(WHAT THE EXERCISE ASKS):
Gather every line in the records below that contains the word "this".

(DATASET EXCERPTS):

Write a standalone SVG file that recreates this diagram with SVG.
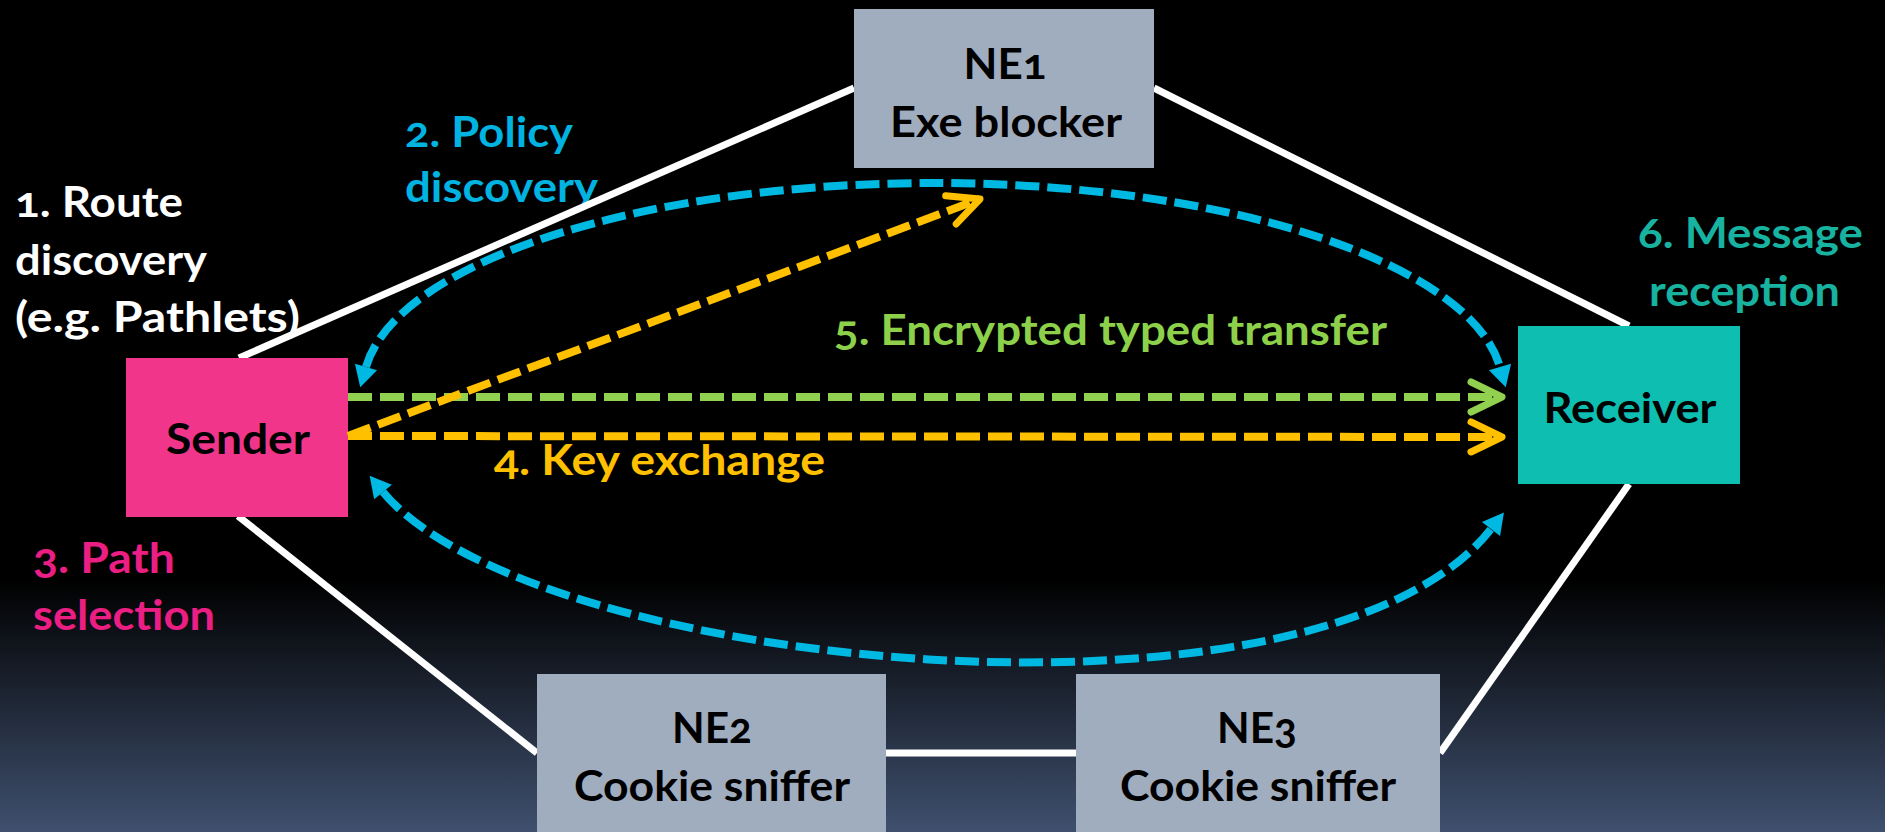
* * *
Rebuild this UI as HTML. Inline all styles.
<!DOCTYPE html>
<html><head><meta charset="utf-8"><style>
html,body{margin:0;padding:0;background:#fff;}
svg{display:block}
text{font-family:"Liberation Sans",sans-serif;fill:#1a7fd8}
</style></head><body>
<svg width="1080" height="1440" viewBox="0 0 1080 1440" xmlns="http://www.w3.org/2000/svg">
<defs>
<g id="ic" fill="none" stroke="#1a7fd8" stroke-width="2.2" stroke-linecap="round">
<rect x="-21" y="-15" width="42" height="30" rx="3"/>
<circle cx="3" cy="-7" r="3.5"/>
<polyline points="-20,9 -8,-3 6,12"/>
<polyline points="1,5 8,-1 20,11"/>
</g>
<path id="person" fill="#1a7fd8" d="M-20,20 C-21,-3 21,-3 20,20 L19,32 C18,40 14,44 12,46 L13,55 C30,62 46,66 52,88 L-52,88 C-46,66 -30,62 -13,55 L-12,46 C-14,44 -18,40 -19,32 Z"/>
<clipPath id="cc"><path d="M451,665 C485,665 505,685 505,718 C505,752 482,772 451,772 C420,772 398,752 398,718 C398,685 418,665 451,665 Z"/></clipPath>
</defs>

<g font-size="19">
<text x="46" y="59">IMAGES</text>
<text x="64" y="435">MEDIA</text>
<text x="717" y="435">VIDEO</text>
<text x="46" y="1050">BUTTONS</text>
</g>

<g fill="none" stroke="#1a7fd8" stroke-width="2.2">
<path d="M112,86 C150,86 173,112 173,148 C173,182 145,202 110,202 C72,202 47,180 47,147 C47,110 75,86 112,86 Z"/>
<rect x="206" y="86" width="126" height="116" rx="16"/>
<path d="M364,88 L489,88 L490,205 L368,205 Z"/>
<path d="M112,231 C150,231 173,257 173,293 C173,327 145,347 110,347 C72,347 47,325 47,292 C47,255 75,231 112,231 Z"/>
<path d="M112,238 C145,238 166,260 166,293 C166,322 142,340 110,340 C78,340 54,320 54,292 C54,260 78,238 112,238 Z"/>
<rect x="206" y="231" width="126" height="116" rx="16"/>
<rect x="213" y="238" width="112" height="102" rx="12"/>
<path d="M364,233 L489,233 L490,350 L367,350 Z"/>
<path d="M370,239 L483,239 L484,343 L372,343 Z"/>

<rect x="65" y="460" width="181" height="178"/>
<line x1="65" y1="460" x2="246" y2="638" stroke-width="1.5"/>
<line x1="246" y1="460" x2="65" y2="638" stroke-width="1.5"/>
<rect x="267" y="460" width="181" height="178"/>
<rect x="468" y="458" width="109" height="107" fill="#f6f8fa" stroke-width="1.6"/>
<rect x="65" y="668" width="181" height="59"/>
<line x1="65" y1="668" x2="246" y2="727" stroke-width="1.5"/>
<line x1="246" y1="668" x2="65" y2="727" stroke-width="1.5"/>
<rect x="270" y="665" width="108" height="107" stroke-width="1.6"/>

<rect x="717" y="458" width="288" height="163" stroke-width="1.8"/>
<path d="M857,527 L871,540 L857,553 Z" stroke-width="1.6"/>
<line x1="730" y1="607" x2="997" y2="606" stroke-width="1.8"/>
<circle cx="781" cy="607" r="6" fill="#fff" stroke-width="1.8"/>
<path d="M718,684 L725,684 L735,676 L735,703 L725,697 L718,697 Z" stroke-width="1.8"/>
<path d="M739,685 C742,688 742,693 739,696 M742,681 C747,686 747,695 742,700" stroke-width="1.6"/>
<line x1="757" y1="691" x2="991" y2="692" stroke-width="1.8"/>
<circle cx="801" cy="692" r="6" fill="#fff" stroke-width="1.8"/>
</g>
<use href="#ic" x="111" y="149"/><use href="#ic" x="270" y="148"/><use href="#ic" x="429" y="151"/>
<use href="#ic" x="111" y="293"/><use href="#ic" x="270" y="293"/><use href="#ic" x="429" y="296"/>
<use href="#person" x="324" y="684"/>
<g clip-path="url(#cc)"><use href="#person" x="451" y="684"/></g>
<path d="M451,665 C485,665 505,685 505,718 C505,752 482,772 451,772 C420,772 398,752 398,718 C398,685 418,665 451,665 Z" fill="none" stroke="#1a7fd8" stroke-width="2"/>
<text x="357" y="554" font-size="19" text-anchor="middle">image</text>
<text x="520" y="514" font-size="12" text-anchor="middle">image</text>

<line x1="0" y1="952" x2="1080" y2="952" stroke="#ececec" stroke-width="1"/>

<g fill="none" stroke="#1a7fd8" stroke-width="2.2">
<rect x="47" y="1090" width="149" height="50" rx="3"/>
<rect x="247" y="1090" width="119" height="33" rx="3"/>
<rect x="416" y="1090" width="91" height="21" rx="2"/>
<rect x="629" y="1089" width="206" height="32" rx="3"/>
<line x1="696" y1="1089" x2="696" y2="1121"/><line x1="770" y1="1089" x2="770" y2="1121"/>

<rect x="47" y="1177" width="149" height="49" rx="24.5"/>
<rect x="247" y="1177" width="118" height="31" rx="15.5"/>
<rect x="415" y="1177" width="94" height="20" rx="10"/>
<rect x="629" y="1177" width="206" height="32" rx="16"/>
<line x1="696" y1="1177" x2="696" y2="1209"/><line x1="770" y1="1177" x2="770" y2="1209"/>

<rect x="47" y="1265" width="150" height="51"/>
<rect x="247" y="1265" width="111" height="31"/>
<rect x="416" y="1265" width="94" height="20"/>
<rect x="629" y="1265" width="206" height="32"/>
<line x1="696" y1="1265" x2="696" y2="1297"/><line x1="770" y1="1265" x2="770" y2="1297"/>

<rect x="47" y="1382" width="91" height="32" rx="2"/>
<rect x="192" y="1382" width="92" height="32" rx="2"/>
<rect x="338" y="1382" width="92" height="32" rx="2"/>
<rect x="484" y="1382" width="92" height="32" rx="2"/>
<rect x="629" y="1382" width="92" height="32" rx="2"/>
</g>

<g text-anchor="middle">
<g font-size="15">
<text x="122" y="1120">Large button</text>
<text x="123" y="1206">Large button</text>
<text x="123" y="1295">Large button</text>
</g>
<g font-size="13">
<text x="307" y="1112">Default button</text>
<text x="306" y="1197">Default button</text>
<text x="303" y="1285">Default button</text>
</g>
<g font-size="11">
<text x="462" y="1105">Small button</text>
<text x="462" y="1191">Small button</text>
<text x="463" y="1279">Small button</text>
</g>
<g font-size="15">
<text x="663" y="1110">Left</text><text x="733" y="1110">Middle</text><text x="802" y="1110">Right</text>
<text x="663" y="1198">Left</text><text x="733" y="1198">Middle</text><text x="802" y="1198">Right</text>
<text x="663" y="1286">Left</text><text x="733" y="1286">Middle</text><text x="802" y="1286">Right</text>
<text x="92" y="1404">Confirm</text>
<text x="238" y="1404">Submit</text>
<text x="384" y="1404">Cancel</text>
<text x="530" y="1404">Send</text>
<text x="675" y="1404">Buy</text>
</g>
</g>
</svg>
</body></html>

(WORKED SOLUTION):
Write a standalone SVG file that recreates this diagram with SVG.
Rebuild this UI as HTML. Inline all styles.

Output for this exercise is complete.